* [Written instruction] Starting at the top of the listing, extract every line up to and including the one with "respiratoria y aislamiento". Pictures stay out of the copy.

* [Dataset extract]

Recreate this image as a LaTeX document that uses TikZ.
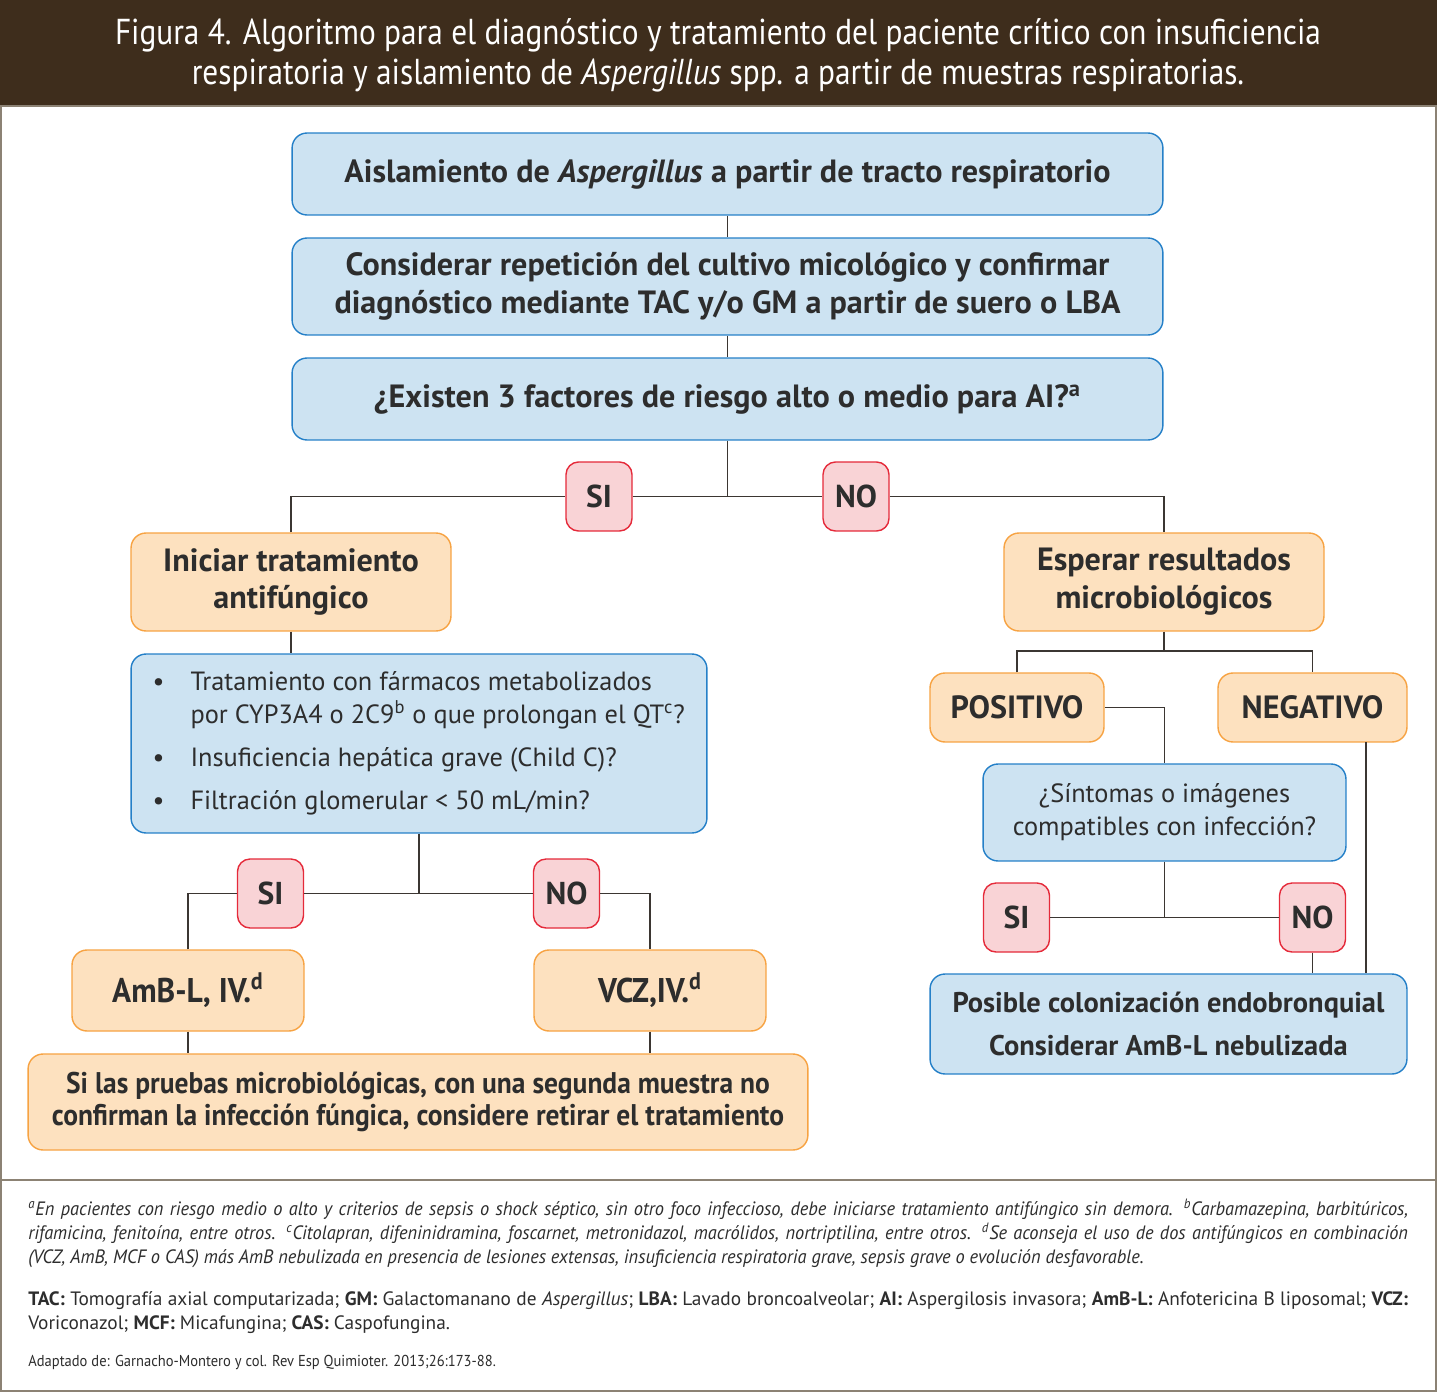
\documentclass[tikz,border=0pt]{standalone}
\usepackage{fontspec}
\setmainfont{PT Sans}
\newfontfamily\condfont{PT Sans}[FakeStretch=0.92]
\newfontfamily\headfont{PT Sans}[FakeStretch=0.87]
\newfontfamily\footfont{PT Sans}[FakeStretch=0.95]
\usepackage{xcolor}
\usepackage{tikz}

\definecolor{headbrown}{HTML}{3E2D1C}
\definecolor{framegray}{HTML}{8C8274}
\definecolor{linegray}{HTML}{3B3632}
\definecolor{txtgray}{HTML}{2D2D2D}
\definecolor{boxblue}{HTML}{2580C8}
\definecolor{fillblue}{HTML}{CDE3F2}
\definecolor{boxorange}{HTML}{F7A343}
\definecolor{fillorange}{HTML}{FDE1BF}
\definecolor{badgered}{HTML}{E52A3A}
\definecolor{fillpink}{HTML}{F9D3D6}

\begin{document}
\begin{tikzpicture}[x=0.02cm,y=-0.02cm,
  conn/.style={draw=linegray,line width=1.1pt},
  bluebox/.style={draw=boxblue,fill=fillblue,line width=0.8pt,rounded corners=0.3cm,
    align=center,text=txtgray,inner sep=0pt},
  orangebox/.style={draw=boxorange,fill=fillorange,line width=0.8pt,rounded corners=0.3cm,
    align=center,text=txtgray,inner sep=0pt},
  answer/.style={draw=badgered,fill=fillpink,line width=0.8pt,rounded corners=0.25cm,
    minimum width=1.32cm,minimum height=1.38cm,inner sep=0pt,text=txtgray,
    font=\fontsize{18}{20}\selectfont\bfseries},
  bigbold/.style={font=\fontsize{18.3}{21.5}\selectfont\bfseries},
  footline/.style={anchor=base west,inner sep=0pt,text=txtgray}
]
\useasboundingbox (0,0) rectangle (1437,1392);
% frame and header
\fill[white] (0,0) rectangle (1437,1392);
\draw[framegray,line width=1.2pt] (1,1) rectangle (1436,1391);
\fill[headbrown] (0,0) rectangle (1437,105);
\draw[framegray,line width=1pt] (0,106) -- (1437,106);
\node[text=white,font=\headfont\fontsize{20.5}{22.7}\selectfont,align=center] (title) at (718,55)
  {Figura 4. Algoritmo para el diagnóstico y tratamiento del paciente crítico con insuficiencia\\
   respiratoria y aislamiento de \textit{Aspergillus} spp. a partir de muestras respiratorias.};

% central column
\node[bluebox,bigbold,minimum width=17.42cm,minimum height=1.64cm] (aisl) at (727.5,174)
  {Aislamiento de \textit{Aspergillus} a partir de tracto respiratorio};
\node[bluebox,bigbold,minimum width=17.42cm,minimum height=1.94cm] (cons) at (727.5,286.5)
  {Considerar repetición del cultivo micológico y confirmar\\
   diagnóstico mediante TAC y/o GM a partir de suero o LBA};
\node[bluebox,bigbold,minimum width=17.42cm,minimum height=1.64cm] (riesgo) at (727.5,399)
  {¿Existen 3 factores de riesgo alto o medio para AI?\textsuperscript{a}};
\node[answer] (si1) at (599,496.5) {SI};
\node[answer] (no1) at (856,496.5) {NO};

% left branch
\node[orangebox,bigbold,minimum width=6.4cm,minimum height=1.96cm] (inic) at (291,582)
  {Iniciar tratamiento\\antifúngico};
\node[bluebox,minimum width=11.52cm,minimum height=3.58cm,align=left,inner xsep=0.32cm,
  font=\fontsize{15}{18.7}\selectfont] (lista) at (419,743.5)
  {\begin{tabular}{@{}p{0.76cm}@{}p{9.9cm}@{}}
   \textbullet & Tratamiento con fármacos metabolizados\newline
                 por CYP3A4 o 2C9\textsuperscript{b} o que prolongan el QT\textsuperscript{c}?\\[6pt]
   \textbullet & Insuficiencia hepática grave (Child C)?\\[6pt]
   \textbullet & Filtración glomerular < 50 mL/min?
   \end{tabular}};
\node[answer] (si2) at (270.5,893.5) {SI};
\node[answer] (no2) at (566.5,893.5) {NO};
\node[orangebox,minimum width=4.64cm,minimum height=1.62cm,
  font=\condfont\fontsize{19.5}{22}\selectfont\bfseries] (amb) at (188,990.5)
  {AmB-L, IV.\textsuperscript{d}};
\node[orangebox,minimum width=4.64cm,minimum height=1.62cm,
  font=\condfont\fontsize{19.5}{22}\selectfont\bfseries] (vcz) at (650,990.5)
  {VCZ,IV.\textsuperscript{d}};
\node[orangebox,minimum width=15.6cm,minimum height=1.92cm,
  font=\condfont\fontsize{17}{18.5}\selectfont\bfseries] (retirar) at (418,1102)
  {Si las pruebas microbiológicas, con una segunda muestra no\\
   confirman la infección fúngica, considere retirar el tratamiento};

% right branch
\node[orangebox,bigbold,minimum width=6.4cm,minimum height=1.96cm] (esper) at (1164,582)
  {Esperar resultados\\microbiológicos};
\coordinate (split) at (1164,651);
\node[orangebox,bigbold,minimum width=3.48cm,minimum height=1.38cm] (posit) at (1017,707.5) {POSITIVO};
\node[orangebox,bigbold,minimum width=3.78cm,minimum height=1.38cm] (negat) at (1312.5,707.5) {NEGATIVO};
\node[bluebox,minimum width=7.26cm,minimum height=1.94cm,
  font=\fontsize{15}{18.7}\selectfont] (sint) at (1164.5,812.5)
  {¿Síntomas o imágenes\\compatibles con infección?};
\node[answer] (si3) at (1016.5,917.5) {SI};
\node[answer] (no3) at (1312.5,917.5) {NO};
\node[bluebox,minimum width=9.54cm,minimum height=2.0cm,
  font=\fontsize{16.2}{24.4}\selectfont\bfseries] (coloniz) at (1168.5,1024)
  {Posible colonización endobronquial\\Considerar AmB-L nebulizada};
\coordinate (negout) at (1366,742);

% connectors
\draw[conn] (aisl) -- (cons);
\draw[conn] (cons) -- (riesgo);
\draw[conn] (riesgo.south) -- (riesgo.south |- si1.east);
\draw[conn] (inic.north) |- (si1.west);
\draw[conn] (si1.east) -- (no1.west);
\draw[conn] (no1.east) -| (esper.north);
\draw[conn] (inic.south) -- (inic.south |- lista.north);
\draw[conn] (lista.south) -- (lista.south |- si2.east);
\draw[conn] (amb.north) |- (si2.west);
\draw[conn] (si2.east) -- (no2.west);
\draw[conn] (no2.east) -| (vcz.north);
\draw[conn] (amb.south) -- (amb.south |- retirar.north);
\draw[conn] (vcz.south) -- (vcz.south |- retirar.north);
\draw[conn] (esper.south) -- (split);
\draw[conn] (posit.north) |- (split) -| (negat.north);
\draw[conn] (posit.east) -| (sint.north);
\draw[conn] (sint.south) -- (sint.south |- si3.east);
\draw[conn] (si3.east) -- (no3.west);
\draw[conn] (no3.south) -- (no3.south |- coloniz.north);
\draw[conn] (negout) -- (negout |- coloniz.north);

% footnotes
\draw[framegray,line width=1pt] (0,1180) -- (1437,1180);
\node[footline,font=\footfont\itshape\fontsize{11}{13.6}\selectfont] (fna) at (28,1215)
  {\makebox[27.6cm][s]{\textsuperscript{a}En pacientes con riesgo medio o alto y criterios de sepsis o shock séptico, sin otro foco infeccioso, debe iniciarse tratamiento antifúngico sin demora. \textsuperscript{b}Carbamazepina, barbitúricos,}};
\node[footline,font=\footfont\itshape\fontsize{11}{13.6}\selectfont] (fnb) at (28,1239)
  {\makebox[27.6cm][s]{rifamicina, fenitoína, entre otros. \textsuperscript{c}Citolapran, difeninidramina, foscarnet, metronidazol, macrólidos, nortriptilina, entre otros. \textsuperscript{d}Se aconseja el uso de dos antifúngicos en combinación}};
\node[footline,font=\footfont\itshape\fontsize{11}{13.6}\selectfont] (fnc) at (28,1263)
  {(VCZ, AmB, MCF o CAS) más AmB nebulizada en presencia de lesiones extensas, insuficiencia respiratoria grave, sepsis grave o evolución desfavorable.};
\node[footline,font=\fontsize{11}{13.6}\selectfont] (abra) at (28,1305)
  {\makebox[27.6cm][s]{\textbf{TAC:} Tomografía axial computarizada; \textbf{GM:} Galactomanano de \textit{Aspergillus}; \textbf{LBA:} Lavado broncoalveolar; \textbf{AI:} Aspergilosis invasora; \textbf{AmB-L:} Anfotericina B liposomal; \textbf{VCZ:}}};
\node[footline,font=\fontsize{11}{13.6}\selectfont] (abrb) at (28,1329)
  {Voriconazol; \textbf{MCF:} Micafungina; \textbf{CAS:} Caspofungina.};
\node[footline,font=\condfont\fontsize{9}{10}\selectfont] (fuente) at (28,1366)
  {Adaptado de: Garnacho-Montero y col. Rev Esp Quimioter. 2013;26:173-88.};
\end{tikzpicture}
\end{document}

* [Exercise output]
Recreate this image as a LaTeX document that uses TikZ.
\documentclass[tikz,border=0pt]{standalone}
\usepackage{fontspec}
\setmainfont{PT Sans}
\newfontfamily\condfont{PT Sans}[FakeStretch=0.92]
\newfontfamily\headfont{PT Sans}[FakeStretch=0.87]
\newfontfamily\footfont{PT Sans}[FakeStretch=0.95]
\usepackage{xcolor}
\usepackage{tikz}

\definecolor{headbrown}{HTML}{3E2D1C}
\definecolor{framegray}{HTML}{8C8274}
\definecolor{linegray}{HTML}{3B3632}
\definecolor{txtgray}{HTML}{2D2D2D}
\definecolor{boxblue}{HTML}{2580C8}
\definecolor{fillblue}{HTML}{CDE3F2}
\definecolor{boxorange}{HTML}{F7A343}
\definecolor{fillorange}{HTML}{FDE1BF}
\definecolor{badgered}{HTML}{E52A3A}
\definecolor{fillpink}{HTML}{F9D3D6}

\begin{document}
\begin{tikzpicture}[x=0.02cm,y=-0.02cm,
  conn/.style={draw=linegray,line width=1.1pt},
  bluebox/.style={draw=boxblue,fill=fillblue,line width=0.8pt,rounded corners=0.3cm,
    align=center,text=txtgray,inner sep=0pt},
  orangebox/.style={draw=boxorange,fill=fillorange,line width=0.8pt,rounded corners=0.3cm,
    align=center,text=txtgray,inner sep=0pt},
  answer/.style={draw=badgered,fill=fillpink,line width=0.8pt,rounded corners=0.25cm,
    minimum width=1.32cm,minimum height=1.38cm,inner sep=0pt,text=txtgray,
    font=\fontsize{18}{20}\selectfont\bfseries},
  bigbold/.style={font=\fontsize{18.3}{21.5}\selectfont\bfseries},
  footline/.style={anchor=base west,inner sep=0pt,text=txtgray}
]
\useasboundingbox (0,0) rectangle (1437,1392);
% frame and header
\fill[white] (0,0) rectangle (1437,1392);
\draw[framegray,line width=1.2pt] (1,1) rectangle (1436,1391);
\fill[headbrown] (0,0) rectangle (1437,105);
\draw[framegray,line width=1pt] (0,106) -- (1437,106);
\node[text=white,font=\headfont\fontsize{20.5}{22.7}\selectfont,align=center] (title) at (718,55)
  {Figura 4. Algoritmo para el diagnóstico y tratamiento del paciente crítico con insuficiencia\\
   respiratoria y aislamiento de \textit{Aspergillus} spp. a partir de muestras respiratorias.};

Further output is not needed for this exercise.